Whether in terms of content or quality, it seems this military education "product" is at least as good as--if not better than--its competitors. But products need to be marketed and advertised. In the past, the marketing was undertaken by individual schools and high-school or college military instructors. In 1999, however, the MND established its Recruiting Center to take over this responsibility. Gen. Yao Chiang points out that the "good men should not be made into soldiers" concept still exists, but young people are becoming more and more independent, and to a certain extent they are starting to be influenced by the concept of heroism. So, despite the competitiveness of the market, the center did a pretty good job in its first year. As the result of more than 8,000 seminars, shows, and campus activities, the number of people applying to take military school entrance exams grew by 25 percent over the previous year.

Nevertheless, the center has encountered problems with recruitment to two categories of school. First, the ROC does not have enough military pilots, the reason being that few high-school graduates can meet the obligatory eyesight standard. Second, junior-college-level programs find few takers. "When entering an ordinary college is so easy, there's no reason to choose junior college," Yao Chiang says. "In other words, this product hasn't been made attractive enough, which in turn makes it difficult to market."

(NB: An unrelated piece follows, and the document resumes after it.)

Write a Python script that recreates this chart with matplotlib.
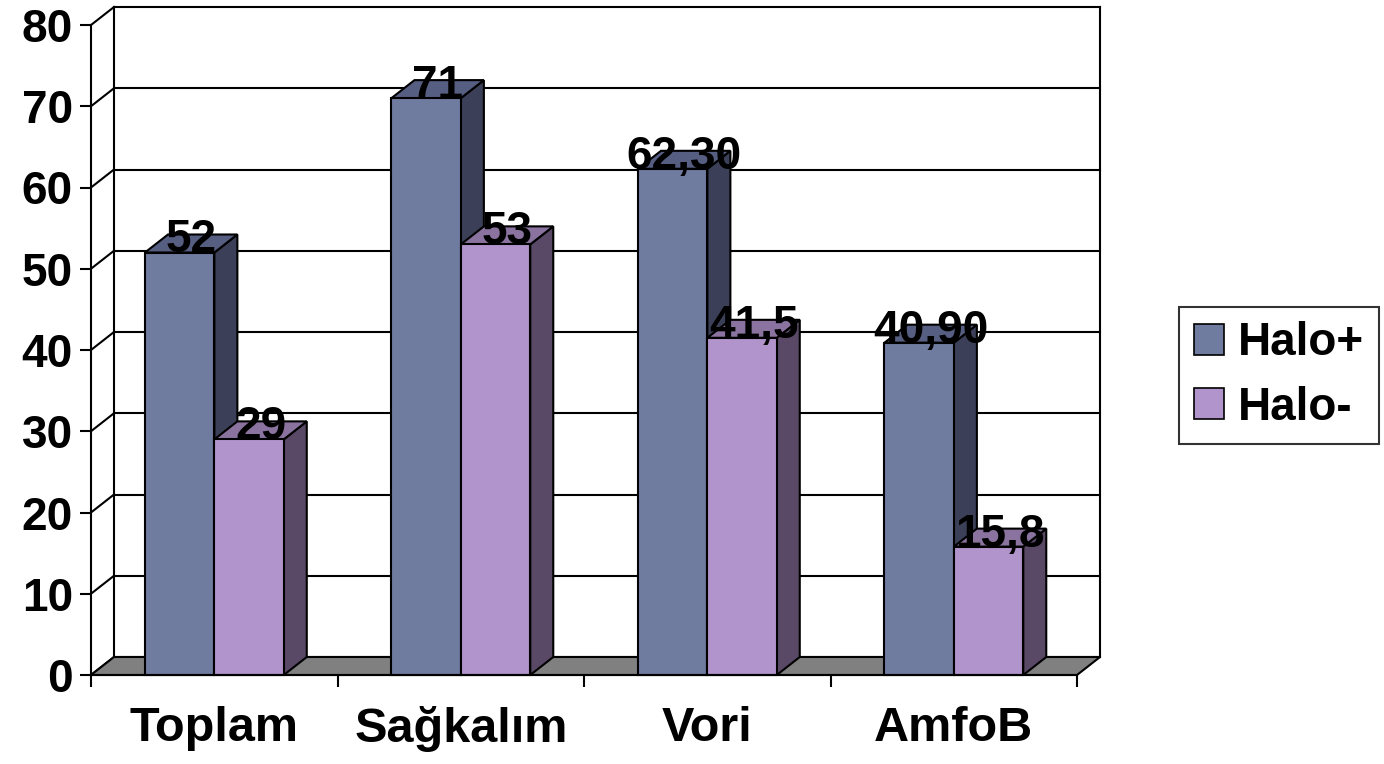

In an attempt to make itself even more competitive, the center has done a number of surveys on how military students feel about their education. A lot of respondents complained about the tough time they had during the first nine weeks of military training, but on the whole it seems that most of them are quite happy with it. Hsiao Po-jen, a fourth-year student in the NDMC's medical department, recalls how his mother came to visit him during his basic training, wanting to take him home because she had heard how tough it was. She failed in her mission, however, because there were so many trainees milling around that she could not find her son. "Looking back now," Hsiao says thoughtfully, "I'm glad she didn't find me."